The book most relevant to the concerns of this monograph is Prus’s Holocaust po banderowsku (Holocaust Banderite-Style), published in 1995. Among much else, the book included an account of a meeting Prus claimed he had in London with Karl Popper, whom he described as “undoubtedly one of the most outstanding Jewish thinkers of the twentieth century.” According to Prus, Popper called him, i.e., Prus, “the most outstanding expert in this area [the history of UPA] in Poland, and not only in Poland.” Also, Popper supposedly expressed amazement that the president of Ukraine at that time, Leonid Kravchuk, had not condemned the murders perpetrated by Ukrainian nationalists against Jews and Poles. “And he warned the Jews that they should stop playing together with Ukrainian nationalists at the expense of the Poles, because this fraternization with criminals under the flag of totalitarianism is a blind alley, a road to nowhere.”115 To me, this account sounds like a fantasy or at least a hearty embellishment. (Popper passed away shortly before Holocaust po banderowsku was published.)

I think there was also a strong dose of fantasy in the “evidence” he brought to bear. Much of what he had to say was based on personal communications in his possession and was therefore unverifiable. Sometimes he gave proper citations for material he quoted, but in other cases he offered no citations whatsoever. For example, Holocaust po banderowsku contained a long quotation very relevant to the theme of this study attributed to Mykhailo Stepaniak, a member of the central OUN leadership captured by the Soviets; the quotation concerned the Third Extraordinary Assembly of OUN (August 1943).116 Prus offered no citation, although presumably the text would have been taken from the record of one of Stepaniak’s interrogations. I have not, however, been able to find the passage Prus quoted in the archival record of Stepaniak’s interrogation of 25 August 1944117 nor in published versions of his interrogations.118 Moreover, the quoted passage refers to the presence of Ivan Mitrynga at the congress, which seems highly unlikely, given that Mitrynga had broken with the Banderites in September 1941 and had joined forces with their rival Taras Bulba-Borovets. I suspect that the passage was the product of a vivid imagination rather than an excerpt from a genuinely existing document.

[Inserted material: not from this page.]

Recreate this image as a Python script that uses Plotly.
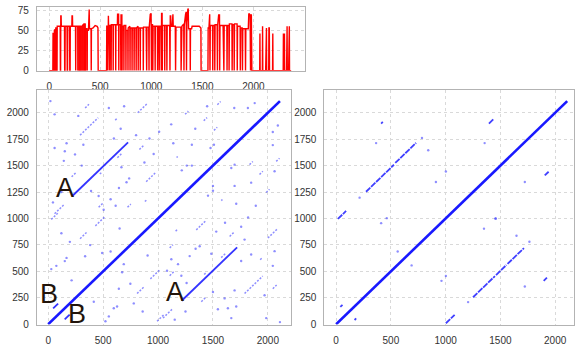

Moreover, he wrote in a style that had more in common with biblical prophecy than with historical scholarship. Referring to Stella Krenzbach, an alleged Jewish veteran of UPA to whom is attributed a memoir praising the Ukrainian nationalists,119 Prus stated that she acted “undoubtedly from a whisper from Satan, because Satan directed the hand of the genocidaire of Polish and Jewish children,” and that she was guilty of “blaspheming against Yahweh.”120 He also speculated that the apocalypse predicted by St. John the Revelator was not a once and final confrontation between good and evil but would be arriving in installments, one of which was the era of UPA. It was a time “of three clearly apocalyptic figures, as Hitler, Stalin, and [UPA commander Roman] Shukhevych-’Chuprynka,’ and of three hells let loose in the cause of and with the active permission of those who supported them: Nazis, Bolsheviks, and Ukrainian chauvinists.”121 In sum, Prus’s texts are untrustworthy and will not be cited in the narrative that follows. To equate Polishchuk with him is, I feel, a serious error.